Content Manager will generate warnings for a piece of content if it has detected an indication that there is a better way to achieve the desired result from a piece of content. Remember that warnings are not errors, and they do not have to be solved.

If you are using content that is already released, then you should completely ignore all warnings. They are not a serious enough problem to stop a piece of content working in-game, and attempting to solve them can often cause bigger problems.

If you are updating an old asset and intend to release it on the DLS, you will need to address a couple of specific warnings. Whether you address the rest is up to you. Weigh up how difficult it is to fix them (properly, not just hide the message), versus the potential gain from doing so.

If you are making a new asset, you should really address the issues that CM brings up as warnings; but even then, note that it is not strictly necessary to do so.

A few specific warnings have been discussed at length in the community recently:

Warning: This asset uses an obsolete trainz-build number. Trainz-build numbers below 2.9 are no longer supported.

This is just telling you the asset is built to old standards.

If the asset works fine in game, is already on the Download Station, has no errors listed, but has this (and maybe other) warnings, then the asset is fine. Please ignore the warning report, and move on to something else.
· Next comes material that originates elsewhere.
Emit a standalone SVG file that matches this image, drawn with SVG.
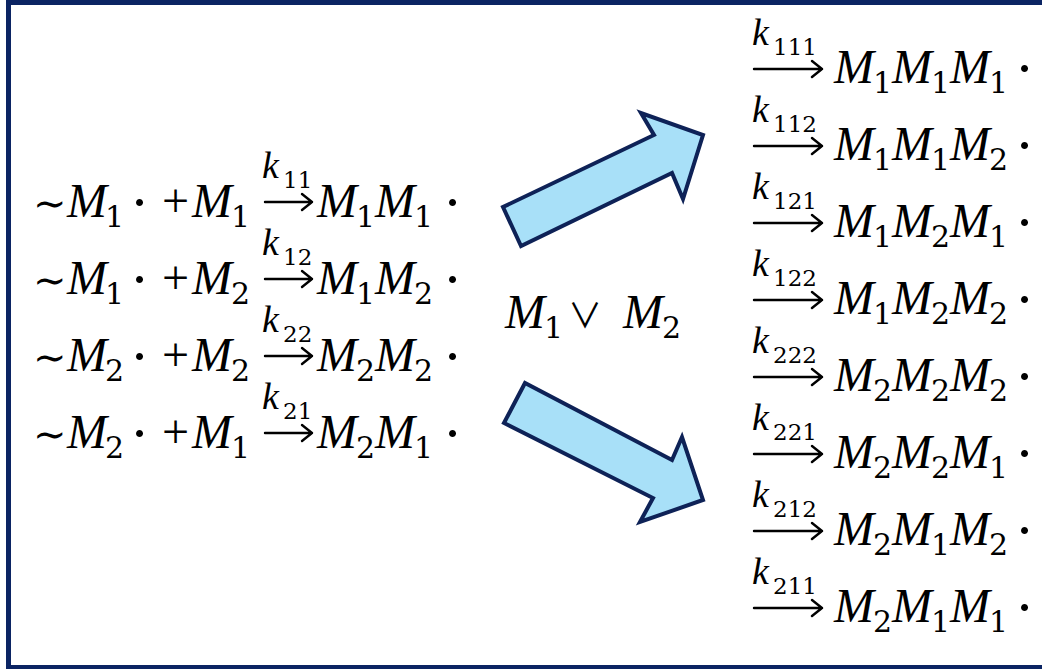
<svg xmlns="http://www.w3.org/2000/svg" width="1042" height="669" viewBox="0 0 1042 669">
<style>
.eq{font-family:"Liberation Serif",serif;fill:#000}
.m{font-style:italic;font-size:48px}
.s{font-family:"DejaVu Serif",serif;font-size:30px}
.k{font-style:italic;font-size:38px}
.ks{font-family:"DejaVu Serif",serif;font-size:23px}
.op{font-size:48px}
.dt{font-family:"DejaVu Serif",serif;font-size:54px}
.tl{font-family:"DejaVu Serif",serif;font-size:40px}
.vee{font-family:"Noto Sans CJK SC","DejaVu Sans",sans-serif;font-weight:400;font-size:34px}
.rx{fill:none;stroke:#000;stroke-width:2.4;stroke-linecap:round;stroke-linejoin:round}
.big{fill:#A8E0F8;stroke:#0E2257;stroke-width:4;stroke-linejoin:miter}
</style>
<rect x="8.5" y="2.5" width="1050" height="665" fill="#fff" stroke="#0B2463" stroke-width="5"/>

<g id="left-row-1">
<text class="eq"><tspan class="tl" x="33" y="217">∼</tspan><tspan class="m" x="67" y="217">M</tspan><tspan class="s" x="105" y="227">1</tspan><tspan class="dt" x="131" y="221">·</tspan><tspan class="op" x="162" y="217">+</tspan><tspan class="m" x="192" y="217">M</tspan><tspan class="s" x="231" y="227">1</tspan><tspan class="m" x="317" y="217">M</tspan><tspan class="s" x="356" y="227">1</tspan><tspan class="m" x="375" y="217">M</tspan><tspan class="s" x="414" y="227">1</tspan><tspan class="dt" x="444" y="221">·</tspan></text>
<text class="eq"><tspan class="k" x="262" y="178">k</tspan><tspan class="ks" x="283" y="188">11</tspan></text>
<path class="rx" d="M265 202H312M302 194L312 202L302 210"/>
</g>
<g id="left-row-2">
<text class="eq"><tspan class="tl" x="33" y="294">∼</tspan><tspan class="m" x="67" y="294">M</tspan><tspan class="s" x="105" y="304">1</tspan><tspan class="dt" x="131" y="298">·</tspan><tspan class="op" x="162" y="294">+</tspan><tspan class="m" x="192" y="294">M</tspan><tspan class="s" x="231" y="304">2</tspan><tspan class="m" x="317" y="294">M</tspan><tspan class="s" x="356" y="304">1</tspan><tspan class="m" x="375" y="294">M</tspan><tspan class="s" x="414" y="304">2</tspan><tspan class="dt" x="444" y="298">·</tspan></text>
<text class="eq"><tspan class="k" x="262" y="255">k</tspan><tspan class="ks" x="283" y="265">12</tspan></text>
<path class="rx" d="M265 279H312M302 271L312 279L302 287"/>
</g>
<g id="left-row-3">
<text class="eq"><tspan class="tl" x="33" y="371">∼</tspan><tspan class="m" x="67" y="371">M</tspan><tspan class="s" x="105" y="381">2</tspan><tspan class="dt" x="131" y="375">·</tspan><tspan class="op" x="162" y="371">+</tspan><tspan class="m" x="192" y="371">M</tspan><tspan class="s" x="231" y="381">2</tspan><tspan class="m" x="317" y="371">M</tspan><tspan class="s" x="356" y="381">2</tspan><tspan class="m" x="375" y="371">M</tspan><tspan class="s" x="414" y="381">2</tspan><tspan class="dt" x="444" y="375">·</tspan></text>
<text class="eq"><tspan class="k" x="262" y="332">k</tspan><tspan class="ks" x="283" y="342">22</tspan></text>
<path class="rx" d="M265 356H312M302 348L312 356L302 364"/>
</g>
<g id="left-row-4">
<text class="eq"><tspan class="tl" x="33" y="448">∼</tspan><tspan class="m" x="67" y="448">M</tspan><tspan class="s" x="105" y="458">2</tspan><tspan class="dt" x="131" y="452">·</tspan><tspan class="op" x="162" y="448">+</tspan><tspan class="m" x="192" y="448">M</tspan><tspan class="s" x="231" y="458">1</tspan><tspan class="m" x="317" y="448">M</tspan><tspan class="s" x="356" y="458">2</tspan><tspan class="m" x="375" y="448">M</tspan><tspan class="s" x="414" y="458">1</tspan><tspan class="dt" x="444" y="452">·</tspan></text>
<text class="eq"><tspan class="k" x="262" y="409">k</tspan><tspan class="ks" x="283" y="419">21</tspan></text>
<path class="rx" d="M265 433H312M302 425L312 433L302 441"/>
</g>

<g id="middle-label">
<text class="eq"><tspan class="m" x="505" y="328">M</tspan><tspan class="s" x="544" y="338">1</tspan><tspan class="vee" x="568" y="328">∨</tspan><tspan class="m" x="623" y="328">M</tspan><tspan class="s" x="662" y="338">2</tspan></text>
</g>

<g id="connectors">
<polygon class="big" points="521,246 503,207 654,135 641,113 703,135 683,199 672,173"/>
<polygon class="big" points="525,383 504,423 653,498 640,522 703,500 682,437 672,460"/>
</g>

<g id="right-row-1">
<text class="eq"><tspan class="k" x="752" y="45">k</tspan><tspan class="ks" x="773" y="55">111</tspan><tspan class="m" x="834" y="83">M</tspan><tspan class="s" x="873" y="93">1</tspan><tspan class="m" x="892" y="83">M</tspan><tspan class="s" x="931" y="93">1</tspan><tspan class="m" x="950" y="83">M</tspan><tspan class="s" x="989" y="93">1</tspan><tspan class="dt" x="1016" y="87">·</tspan></text>
<path class="rx" d="M754 69H822M812 61L822 69L812 77"/>
</g>
<g id="right-row-2">
<text class="eq"><tspan class="k" x="752" y="122">k</tspan><tspan class="ks" x="773" y="132">112</tspan><tspan class="m" x="834" y="160">M</tspan><tspan class="s" x="873" y="170">1</tspan><tspan class="m" x="892" y="160">M</tspan><tspan class="s" x="931" y="170">1</tspan><tspan class="m" x="950" y="160">M</tspan><tspan class="s" x="989" y="170">2</tspan><tspan class="dt" x="1016" y="164">·</tspan></text>
<path class="rx" d="M754 146H822M812 138L822 146L812 154"/>
</g>
<g id="right-row-3">
<text class="eq"><tspan class="k" x="752" y="199">k</tspan><tspan class="ks" x="773" y="209">121</tspan><tspan class="m" x="834" y="237">M</tspan><tspan class="s" x="873" y="247">1</tspan><tspan class="m" x="892" y="237">M</tspan><tspan class="s" x="931" y="247">2</tspan><tspan class="m" x="950" y="237">M</tspan><tspan class="s" x="989" y="247">1</tspan><tspan class="dt" x="1016" y="241">·</tspan></text>
<path class="rx" d="M754 223H822M812 215L822 223L812 231"/>
</g>
<g id="right-row-4">
<text class="eq"><tspan class="k" x="752" y="276">k</tspan><tspan class="ks" x="773" y="286">122</tspan><tspan class="m" x="834" y="314">M</tspan><tspan class="s" x="873" y="324">1</tspan><tspan class="m" x="892" y="314">M</tspan><tspan class="s" x="931" y="324">2</tspan><tspan class="m" x="950" y="314">M</tspan><tspan class="s" x="989" y="324">2</tspan><tspan class="dt" x="1016" y="318">·</tspan></text>
<path class="rx" d="M754 300H822M812 292L822 300L812 308"/>
</g>
<g id="right-row-5">
<text class="eq"><tspan class="k" x="752" y="353">k</tspan><tspan class="ks" x="773" y="363">222</tspan><tspan class="m" x="834" y="391">M</tspan><tspan class="s" x="873" y="401">2</tspan><tspan class="m" x="892" y="391">M</tspan><tspan class="s" x="931" y="401">2</tspan><tspan class="m" x="950" y="391">M</tspan><tspan class="s" x="989" y="401">2</tspan><tspan class="dt" x="1016" y="395">·</tspan></text>
<path class="rx" d="M754 377H822M812 369L822 377L812 385"/>
</g>
<g id="right-row-6">
<text class="eq"><tspan class="k" x="752" y="430">k</tspan><tspan class="ks" x="773" y="440">221</tspan><tspan class="m" x="834" y="468">M</tspan><tspan class="s" x="873" y="478">2</tspan><tspan class="m" x="892" y="468">M</tspan><tspan class="s" x="931" y="478">2</tspan><tspan class="m" x="950" y="468">M</tspan><tspan class="s" x="989" y="478">1</tspan><tspan class="dt" x="1016" y="472">·</tspan></text>
<path class="rx" d="M754 454H822M812 446L822 454L812 462"/>
</g>
<g id="right-row-7">
<text class="eq"><tspan class="k" x="752" y="507">k</tspan><tspan class="ks" x="773" y="517">212</tspan><tspan class="m" x="834" y="545">M</tspan><tspan class="s" x="873" y="555">2</tspan><tspan class="m" x="892" y="545">M</tspan><tspan class="s" x="931" y="555">1</tspan><tspan class="m" x="950" y="545">M</tspan><tspan class="s" x="989" y="555">2</tspan><tspan class="dt" x="1016" y="549">·</tspan></text>
<path class="rx" d="M754 531H822M812 523L822 531L812 539"/>
</g>
<g id="right-row-8">
<text class="eq"><tspan class="k" x="752" y="584">k</tspan><tspan class="ks" x="773" y="594">211</tspan><tspan class="m" x="834" y="622">M</tspan><tspan class="s" x="873" y="632">2</tspan><tspan class="m" x="892" y="622">M</tspan><tspan class="s" x="931" y="632">1</tspan><tspan class="m" x="950" y="622">M</tspan><tspan class="s" x="989" y="632">1</tspan><tspan class="dt" x="1016" y="626">·</tspan></text>
<path class="rx" d="M754 608H822M812 600L822 608L812 616"/>
</g>
</svg>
This warning only matters if you intend to upload the asset to the DLS. The DLS won't accept asset uploads using versions below a certain level, currently 2.9. Be aware that updating an older asset to a build number above 2.9 can require significant changes to the structure of the asset, so this is not something to do lightly.

In particular, a spline asset will require large changes to the mesh source. This may include dividing or combining spline components into different meshes, changing the way the parts are laid out in the mesh files, and the creation of LOD levels. Given the amount of work involved, it may actually make more sense to build new art and make a new asset to replace the old asset, rather than merely updating the old asset.

Warning: The texture 'black.tga' is a uniform color.

If you have a texture that generates the 'uniform color' warning, it is telling you that you are using the wrong material type, as you have a texture in use that you aren't using to any advantage and don't actually need.

If this is your asset you are creating, then check the list of material types on the TrainzDev Wiki, and either pick a more appropriate type, or make better use of the one you are using.

It is entirely reasonable to use an *.m.notex material type for things that don't benefit from a non-uniform texture, e.g. shadow volumes, collision meshes, and so on.

Do note that introducing a single slightly different shade pixel to "trick" the warning into going away isn't actually solving the problem. You still have an inefficient asset that is using more textures than it needs. All you've succeeded in doing is hiding the message telling you of this problem.